**Goal of the exercise**
Reproduce nothing but the lines from the start of the material through the line that includes "from matplotlib.patches import Patch", both ends included, and omit every picture.

**Information shown**

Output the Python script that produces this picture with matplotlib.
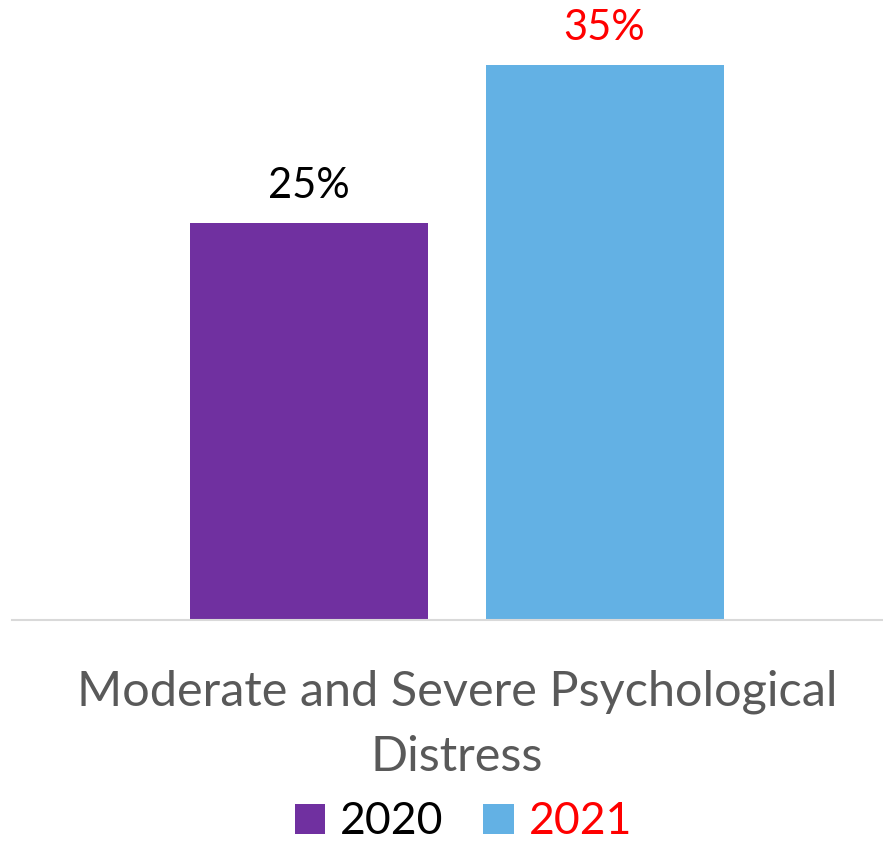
import matplotlib
matplotlib.use('Agg')
import matplotlib.pyplot as plt
from matplotlib.patches import Patch

# chart data
category = 'Moderate and Severe Psychological\nDistress'
years = ['2020', '2021']
values = [25, 35]
bar_colors = ['#7030a0', '#63b1e4']
label_colors = ['black', 'red']

plt.rcParams['font.family'] = ['Lato', 'DejaVu Sans']

W, H = 883, 843
fig = plt.figure(figsize=(W / 100, H / 100), dpi=100)

# axes placed in pixel terms: baseline at y=620, line from x=12 to right edge
ax = fig.add_axes([12 / W, (H - 620) / H, (W - 12) / W, 620 / H])

# bar geometry (px): centers 309 and 604.5, width 238
unit = 295.5
bw = 238 / unit
x = [0, 1]
ax.bar(x, values, width=bw, color=bar_colors, zorder=2)
ax.set_xlim(-(309 - 12) / unit, 1 + (W - 604.5) / unit)
ax.set_ylim(0, 620 / 15.87)

for xi, v, c in zip(x, values, label_colors):
    ax.annotate('%d%%' % v, (xi, v), xytext=(0, 18), textcoords='offset points',
                ha='center', va='baseline', fontsize=30, color=c)

for s in ['top', 'right', 'left']:
    ax.spines[s].set_visible(False)
ax.spines['bottom'].set_color('#d9d9d9')
ax.spines['bottom'].set_linewidth(1.5)
ax.set_xticks([])
ax.set_yticks([])

# category label under the axis, one text per line
baselines = [706, 771]
for line, yb in zip(category.split('\n'), baselines):
    fig.text(457 / W, 1 - yb / H, line, ha='center', va='baseline',
             fontsize=35, color='#595959')

handles = [Patch(facecolor=c, edgecolor='none') for c in bar_colors]
leg = fig.legend(handles, years, loc='center', bbox_to_anchor=(463.5 / W, 1 - 822 / H),
                 ncol=2, frameon=False, fontsize=32, handlelength=0.68, handleheight=0.68,
                 handletextpad=0.34, columnspacing=0.89)
for t, c in zip(leg.get_texts(), label_colors):
    t.set_color(c)

fig.savefig('out.png', dpi=100)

**Response to this exercise**
Output the Python script that produces this picture with matplotlib.
import matplotlib
matplotlib.use('Agg')
import matplotlib.pyplot as plt
from matplotlib.patches import Patch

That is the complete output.